I will not lie and tell you that I completely understood this week’s reading. I first learned to read in Spanish so this Victorian style of writing is a little harder for me to interpret.  However I did understand some of Darwin’s basic arguments in his defense of evolution through natural selection. He gave reasoning like how there were many variations of a family of creatures and how creation theory would be hard pressed to prove that they were created.  Darwin argues that these families of animals with a multitude of variations could be explained through natural selection because these variations would develop different traits over time to allow them to survive in changing environments.
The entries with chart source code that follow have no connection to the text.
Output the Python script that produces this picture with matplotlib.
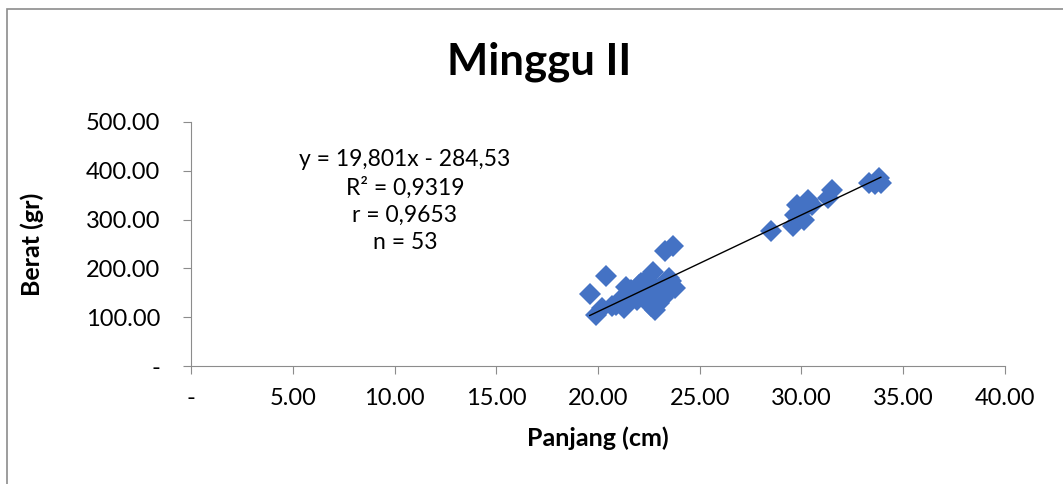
import matplotlib.pyplot as plt
import matplotlib.patches as mpatches
import numpy as np

plt.rcParams["font.family"] = ["Lato", "DejaVu Sans"]

# panjang (cm) and berat (gr)
panjang = [19.6, 19.9, 20.4, 20.2, 20.7, 21.3, 21.4, 21.5, 21.8, 22.1,
           22.3, 22.5, 22.6, 22.7, 22.8, 22.9, 23.0, 23.2, 23.3, 23.5,
           23.6, 23.7, 23.8, 21.9, 22.4, 22.2, 23.1, 22.6, 23.4, 21.6,
           22.0, 22.8, 23.6, 22.5, 23.0, 20.9, 21.2,
           28.5, 29.6, 29.7, 29.8, 30.0, 30.1, 30.3, 30.5, 31.3, 31.5,
           33.3, 33.6, 33.8, 33.9, 29.9, 30.2]
berat = [147, 104, 184, 118, 123, 118, 162, 150, 145, 170,
         175, 130, 122, 193, 115, 150, 160, 140, 235, 180,
         160, 245, 160, 135, 140, 155, 145, 170, 150, 155,
         165, 125, 175, 165, 130, 125, 140,
         276, 286, 310, 330, 320, 300, 340, 330, 345, 360,
         375, 372, 385, 375, 315, 325]

slope, intercept = 19.801, -284.53
stats_text = "y = 19,801x - 284,53\nR² = 0,9319\nr = 0,9653\nn = 53"

xticks = [0, 5, 10, 15, 20, 25, 30, 35, 40]
yticks = [0, 100, 200, 300, 400, 500]

fig = plt.figure(figsize=(10.63, 4.84), dpi=100)
ax = fig.add_axes([0.1797, 0.2438, 0.7657, 0.5042])

fig.patches.append(mpatches.Rectangle((7 / 1063, -0.1), 1.2, 1 - 9 / 484 + 0.1,
                                      transform=fig.transFigure, fill=False,
                                      edgecolor="#8c8c8c", linewidth=1.2))

ax.plot(panjang, berat, linestyle="none", marker="D", markersize=11,
        color="#4472C4", markeredgewidth=0)

xl = np.array([min(panjang), max(panjang)])
ax.plot(xl, slope * xl + intercept, color="black", linewidth=1.0)

ax.set_xlim(0, 40)
ax.set_ylim(0, 500)
ax.set_xticks(xticks)
ax.set_yticks(yticks)
ax.set_xticklabels(["-" if v == 0 else f"{v:.2f}" for v in xticks], fontsize=17)
ax.set_yticklabels(["-" if v == 0 else f"{v:.2f}" for v in yticks], fontsize=17)
ax.tick_params(direction="out", length=6, color="#8c8c8c")
ax.tick_params(axis="y", pad=16)
ax.tick_params(axis="x", pad=10)
for s in ["top", "right"]:
    ax.spines[s].set_visible(False)
for s in ["left", "bottom"]:
    ax.spines[s].set_color("#8c8c8c")

ax.set_xlabel("Panjang (cm)", fontsize=18, fontweight="bold", va="center")
ax.set_ylabel("Berat (gr)", fontsize=18, fontweight="bold", va="center")
ax.xaxis.set_label_coords(0.5, (366 - 438) / 244)
ax.yaxis.set_label_coords((33 - 192) / 813, 0.5)
fig.text(539 / 1063, 1 - 62 / 484, "Minggu II", fontsize=31.5, fontweight="bold",
         ha="center", va="center")
ax.text(405 / 1063, 1 - 201 / 484, stats_text, transform=fig.transFigure,
        fontsize=16.5, ha="center", va="center", linespacing=1.38)

fig.savefig("out.png", dpi=100)
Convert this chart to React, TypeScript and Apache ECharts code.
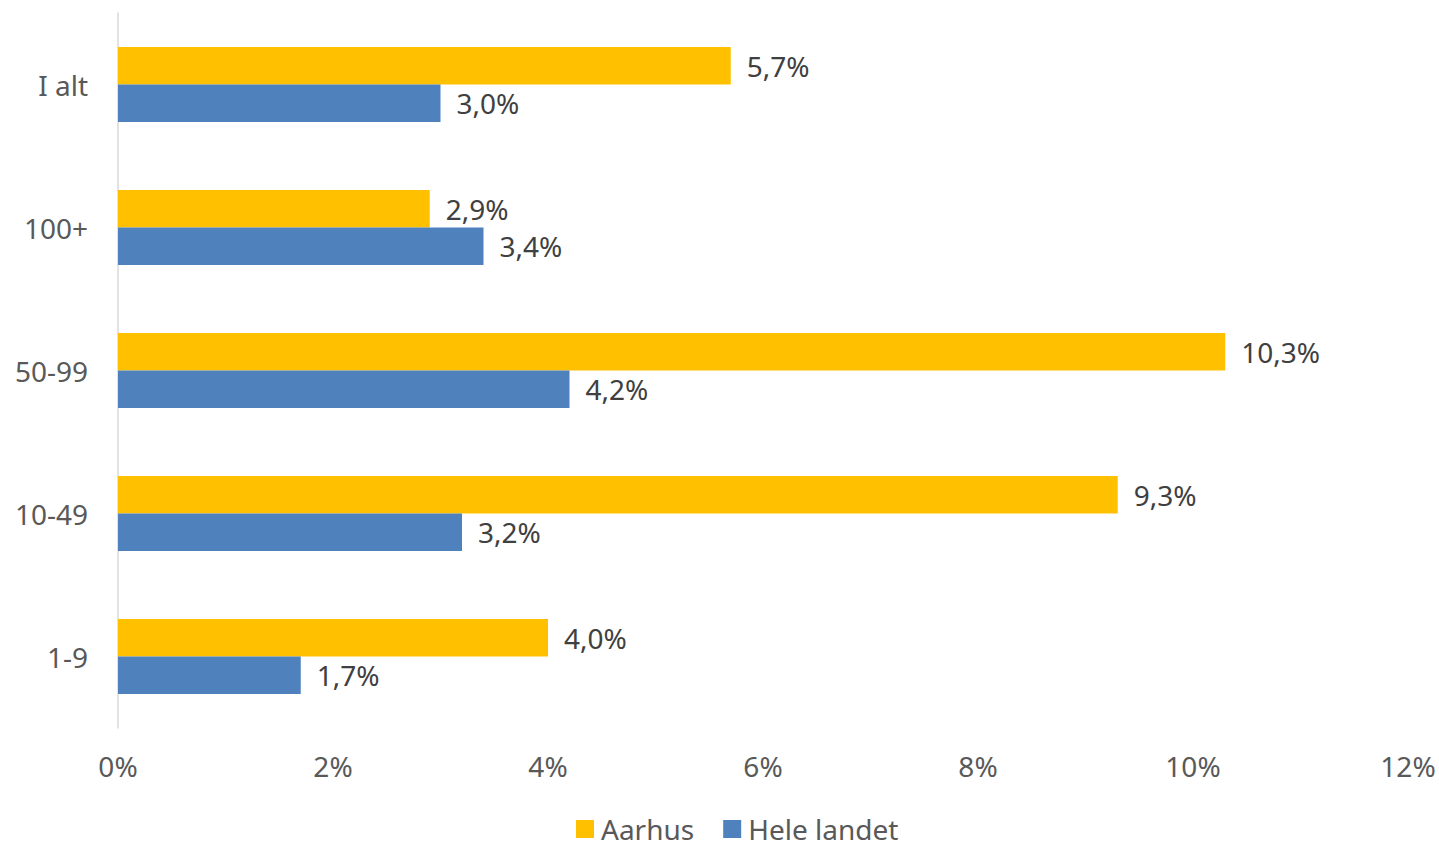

Darwin also argues that the shifting climate and the migration of certain species across the world has led to variations such as in the horse.  I am not sure if Darwin was inferring that all horses came from a creature close to the Zebra when he asks why some horses bred today far from Africa sometimes have the random stripe across a leg. But his theory of natural selection could explain this as he claims all the variations came from the same ancestor creature.

 

The question of whether I believe Darwin or not is a complex one.  I was raised in a Christian home and do believe in a creation story.  However I recognize the merits in natural selection and seem to have developed a deist approach to the question.  Perhaps the Creator simply made the ancestor species and then left them alone to compete and be naturally selected from there.  I am not an expert in theology or evolution, but to me this seems like a nice balance of the two theories. It is not so much that I believe Darwin as much as I have to account for what I see in the natural world.  For instance the fact that certain breeds of dogs, like my Labrador Retriever, have been bred by man using creatures with desirable traits to create a perfect hunting dog is even possible seems to suggest that these variations can and do happen in nature.